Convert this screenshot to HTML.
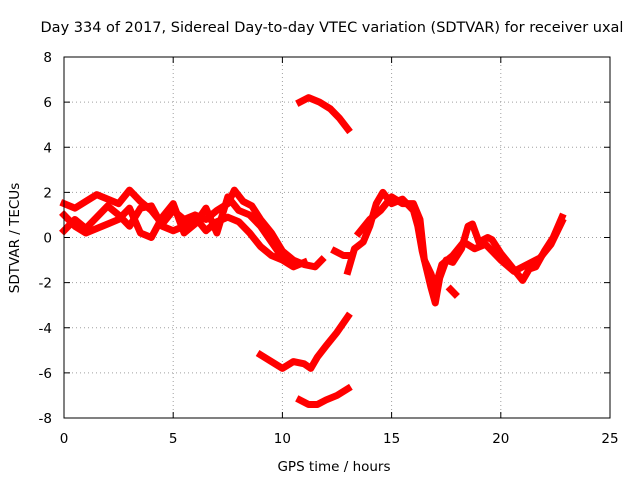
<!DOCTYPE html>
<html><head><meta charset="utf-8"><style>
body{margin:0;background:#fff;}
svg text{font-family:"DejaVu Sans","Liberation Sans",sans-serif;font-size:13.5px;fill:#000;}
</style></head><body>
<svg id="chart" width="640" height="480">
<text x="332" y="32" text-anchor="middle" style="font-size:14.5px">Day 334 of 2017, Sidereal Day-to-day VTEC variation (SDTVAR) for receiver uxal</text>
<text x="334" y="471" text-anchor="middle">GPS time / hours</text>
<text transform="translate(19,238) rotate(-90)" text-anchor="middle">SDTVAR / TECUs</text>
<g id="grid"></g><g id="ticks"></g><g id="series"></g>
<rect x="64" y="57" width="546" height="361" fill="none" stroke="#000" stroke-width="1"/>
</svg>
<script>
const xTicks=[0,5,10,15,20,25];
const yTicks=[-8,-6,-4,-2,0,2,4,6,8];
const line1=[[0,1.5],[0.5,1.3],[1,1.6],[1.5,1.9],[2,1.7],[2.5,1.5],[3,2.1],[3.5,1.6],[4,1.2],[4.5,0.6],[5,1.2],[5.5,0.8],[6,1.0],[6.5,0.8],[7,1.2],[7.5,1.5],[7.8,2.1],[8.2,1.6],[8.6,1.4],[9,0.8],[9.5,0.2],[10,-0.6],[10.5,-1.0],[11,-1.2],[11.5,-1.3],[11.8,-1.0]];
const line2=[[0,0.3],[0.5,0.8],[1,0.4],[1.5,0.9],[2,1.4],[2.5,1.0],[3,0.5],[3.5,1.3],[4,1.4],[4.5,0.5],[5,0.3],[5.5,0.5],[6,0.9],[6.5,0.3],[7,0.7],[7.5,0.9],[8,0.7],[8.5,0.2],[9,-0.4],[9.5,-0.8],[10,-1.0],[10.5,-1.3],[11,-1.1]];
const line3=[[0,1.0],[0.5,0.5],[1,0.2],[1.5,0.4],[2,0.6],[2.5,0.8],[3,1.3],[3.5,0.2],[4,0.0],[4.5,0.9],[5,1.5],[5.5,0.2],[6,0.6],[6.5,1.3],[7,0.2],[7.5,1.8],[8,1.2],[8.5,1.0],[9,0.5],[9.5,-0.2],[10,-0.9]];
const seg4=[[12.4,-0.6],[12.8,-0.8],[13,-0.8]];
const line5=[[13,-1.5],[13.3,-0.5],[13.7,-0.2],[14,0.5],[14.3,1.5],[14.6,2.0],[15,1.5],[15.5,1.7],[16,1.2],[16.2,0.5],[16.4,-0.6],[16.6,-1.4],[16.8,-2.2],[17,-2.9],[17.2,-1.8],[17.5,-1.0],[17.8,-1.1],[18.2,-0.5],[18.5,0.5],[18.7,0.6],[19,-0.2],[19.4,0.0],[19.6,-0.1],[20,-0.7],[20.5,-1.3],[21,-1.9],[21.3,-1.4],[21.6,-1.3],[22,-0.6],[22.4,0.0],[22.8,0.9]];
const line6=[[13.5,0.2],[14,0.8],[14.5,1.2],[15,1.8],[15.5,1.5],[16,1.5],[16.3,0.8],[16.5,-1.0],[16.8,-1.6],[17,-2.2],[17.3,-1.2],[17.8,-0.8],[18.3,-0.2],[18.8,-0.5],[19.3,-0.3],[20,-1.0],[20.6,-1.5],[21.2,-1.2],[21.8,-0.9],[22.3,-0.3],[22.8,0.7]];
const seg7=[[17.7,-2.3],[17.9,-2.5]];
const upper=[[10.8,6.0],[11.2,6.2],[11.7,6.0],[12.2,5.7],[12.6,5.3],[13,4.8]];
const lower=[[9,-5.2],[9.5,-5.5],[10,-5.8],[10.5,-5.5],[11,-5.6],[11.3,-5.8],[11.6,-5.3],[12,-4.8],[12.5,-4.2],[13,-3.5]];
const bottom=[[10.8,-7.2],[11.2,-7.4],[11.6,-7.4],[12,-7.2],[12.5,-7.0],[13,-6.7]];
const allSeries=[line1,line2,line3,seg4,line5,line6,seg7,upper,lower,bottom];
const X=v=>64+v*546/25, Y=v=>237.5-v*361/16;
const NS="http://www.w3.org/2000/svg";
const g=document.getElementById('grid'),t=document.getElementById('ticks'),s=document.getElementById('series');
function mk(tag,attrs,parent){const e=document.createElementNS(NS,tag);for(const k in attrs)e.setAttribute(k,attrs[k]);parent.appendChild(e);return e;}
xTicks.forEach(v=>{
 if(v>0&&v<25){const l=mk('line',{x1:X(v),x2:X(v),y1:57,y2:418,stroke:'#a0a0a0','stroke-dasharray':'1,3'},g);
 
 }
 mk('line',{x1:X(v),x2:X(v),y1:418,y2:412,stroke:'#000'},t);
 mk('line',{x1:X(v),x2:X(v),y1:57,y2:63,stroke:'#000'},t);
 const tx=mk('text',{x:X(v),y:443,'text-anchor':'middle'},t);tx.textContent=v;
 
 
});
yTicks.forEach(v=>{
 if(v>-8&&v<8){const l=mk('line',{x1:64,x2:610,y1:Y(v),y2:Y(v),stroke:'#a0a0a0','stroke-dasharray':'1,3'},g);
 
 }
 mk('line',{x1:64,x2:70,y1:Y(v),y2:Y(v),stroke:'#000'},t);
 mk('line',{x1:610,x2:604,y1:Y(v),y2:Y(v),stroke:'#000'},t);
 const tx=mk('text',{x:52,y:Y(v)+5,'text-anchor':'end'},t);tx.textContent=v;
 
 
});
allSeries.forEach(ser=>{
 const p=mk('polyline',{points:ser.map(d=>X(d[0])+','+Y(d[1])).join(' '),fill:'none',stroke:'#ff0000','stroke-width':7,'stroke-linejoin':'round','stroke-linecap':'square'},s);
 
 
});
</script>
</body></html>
★ ★ ★ ★
» **WHAT TO PRODUCE**
The listing above must be printed again exactly, minus its pictures.

» **SOLUTION BELOW**
Convert this screenshot to HTML.
<!DOCTYPE html>
<html><head><meta charset="utf-8"><style>
body{margin:0;background:#fff;}
svg text{font-family:"DejaVu Sans","Liberation Sans",sans-serif;font-size:13.5px;fill:#000;}
</style></head><body>
<svg id="chart" width="640" height="480">
<text x="332" y="32" text-anchor="middle" style="font-size:14.5px">Day 334 of 2017, Sidereal Day-to-day VTEC variation (SDTVAR) for receiver uxal</text>
<text x="334" y="471" text-anchor="middle">GPS time / hours</text>
<text transform="translate(19,238) rotate(-90)" text-anchor="middle">SDTVAR / TECUs</text>
<g id="grid"></g><g id="ticks"></g><g id="series"></g>
<rect x="64" y="57" width="546" height="361" fill="none" stroke="#000" stroke-width="1"/>
</svg>
<script>
const xTicks=[0,5,10,15,20,25];
const yTicks=[-8,-6,-4,-2,0,2,4,6,8];
const line1=[[0,1.5],[0.5,1.3],[1,1.6],[1.5,1.9],[2,1.7],[2.5,1.5],[3,2.1],[3.5,1.6],[4,1.2],[4.5,0.6],[5,1.2],[5.5,0.8],[6,1.0],[6.5,0.8],[7,1.2],[7.5,1.5],[7.8,2.1],[8.2,1.6],[8.6,1.4],[9,0.8],[9.5,0.2],[10,-0.6],[10.5,-1.0],[11,-1.2],[11.5,-1.3],[11.8,-1.0]];
const line2=[[0,0.3],[0.5,0.8],[1,0.4],[1.5,0.9],[2,1.4],[2.5,1.0],[3,0.5],[3.5,1.3],[4,1.4],[4.5,0.5],[5,0.3],[5.5,0.5],[6,0.9],[6.5,0.3],[7,0.7],[7.5,0.9],[8,0.7],[8.5,0.2],[9,-0.4],[9.5,-0.8],[10,-1.0],[10.5,-1.3],[11,-1.1]];
const line3=[[0,1.0],[0.5,0.5],[1,0.2],[1.5,0.4],[2,0.6],[2.5,0.8],[3,1.3],[3.5,0.2],[4,0.0],[4.5,0.9],[5,1.5],[5.5,0.2],[6,0.6],[6.5,1.3],[7,0.2],[7.5,1.8],[8,1.2],[8.5,1.0],[9,0.5],[9.5,-0.2],[10,-0.9]];
const seg4=[[12.4,-0.6],[12.8,-0.8],[13,-0.8]];
const line5=[[13,-1.5],[13.3,-0.5],[13.7,-0.2],[14,0.5],[14.3,1.5],[14.6,2.0],[15,1.5],[15.5,1.7],[16,1.2],[16.2,0.5],[16.4,-0.6],[16.6,-1.4],[16.8,-2.2],[17,-2.9],[17.2,-1.8],[17.5,-1.0],[17.8,-1.1],[18.2,-0.5],[18.5,0.5],[18.7,0.6],[19,-0.2],[19.4,0.0],[19.6,-0.1],[20,-0.7],[20.5,-1.3],[21,-1.9],[21.3,-1.4],[21.6,-1.3],[22,-0.6],[22.4,0.0],[22.8,0.9]];
const line6=[[13.5,0.2],[14,0.8],[14.5,1.2],[15,1.8],[15.5,1.5],[16,1.5],[16.3,0.8],[16.5,-1.0],[16.8,-1.6],[17,-2.2],[17.3,-1.2],[17.8,-0.8],[18.3,-0.2],[18.8,-0.5],[19.3,-0.3],[20,-1.0],[20.6,-1.5],[21.2,-1.2],[21.8,-0.9],[22.3,-0.3],[22.8,0.7]];
const seg7=[[17.7,-2.3],[17.9,-2.5]];
const upper=[[10.8,6.0],[11.2,6.2],[11.7,6.0],[12.2,5.7],[12.6,5.3],[13,4.8]];
const lower=[[9,-5.2],[9.5,-5.5],[10,-5.8],[10.5,-5.5],[11,-5.6],[11.3,-5.8],[11.6,-5.3],[12,-4.8],[12.5,-4.2],[13,-3.5]];
const bottom=[[10.8,-7.2],[11.2,-7.4],[11.6,-7.4],[12,-7.2],[12.5,-7.0],[13,-6.7]];
const allSeries=[line1,line2,line3,seg4,line5,line6,seg7,upper,lower,bottom];
const X=v=>64+v*546/25, Y=v=>237.5-v*361/16;
const NS="http://www.w3.org/2000/svg";
const g=document.getElementById('grid'),t=document.getElementById('ticks'),s=document.getElementById('series');
function mk(tag,attrs,parent){const e=document.createElementNS(NS,tag);for(const k in attrs)e.setAttribute(k,attrs[k]);parent.appendChild(e);return e;}
xTicks.forEach(v=>{
 if(v>0&&v<25){const l=mk('line',{x1:X(v),x2:X(v),y1:57,y2:418,stroke:'#a0a0a0','stroke-dasharray':'1,3'},g);
 
 }
 mk('line',{x1:X(v),x2:X(v),y1:418,y2:412,stroke:'#000'},t);
 mk('line',{x1:X(v),x2:X(v),y1:57,y2:63,stroke:'#000'},t);
 const tx=mk('text',{x:X(v),y:443,'text-anchor':'middle'},t);tx.textContent=v;
 
 
});
yTicks.forEach(v=>{
 if(v>-8&&v<8){const l=mk('line',{x1:64,x2:610,y1:Y(v),y2:Y(v),stroke:'#a0a0a0','stroke-dasharray':'1,3'},g);
 
 }
 mk('line',{x1:64,x2:70,y1:Y(v),y2:Y(v),stroke:'#000'},t);
 mk('line',{x1:610,x2:604,y1:Y(v),y2:Y(v),stroke:'#000'},t);
 const tx=mk('text',{x:52,y:Y(v)+5,'text-anchor':'end'},t);tx.textContent=v;
 
 
});
allSeries.forEach(ser=>{
 const p=mk('polyline',{points:ser.map(d=>X(d[0])+','+Y(d[1])).join(' '),fill:'none',stroke:'#ff0000','stroke-width':7,'stroke-linejoin':'round','stroke-linecap':'square'},s);
 
 
});
</script>
</body></html>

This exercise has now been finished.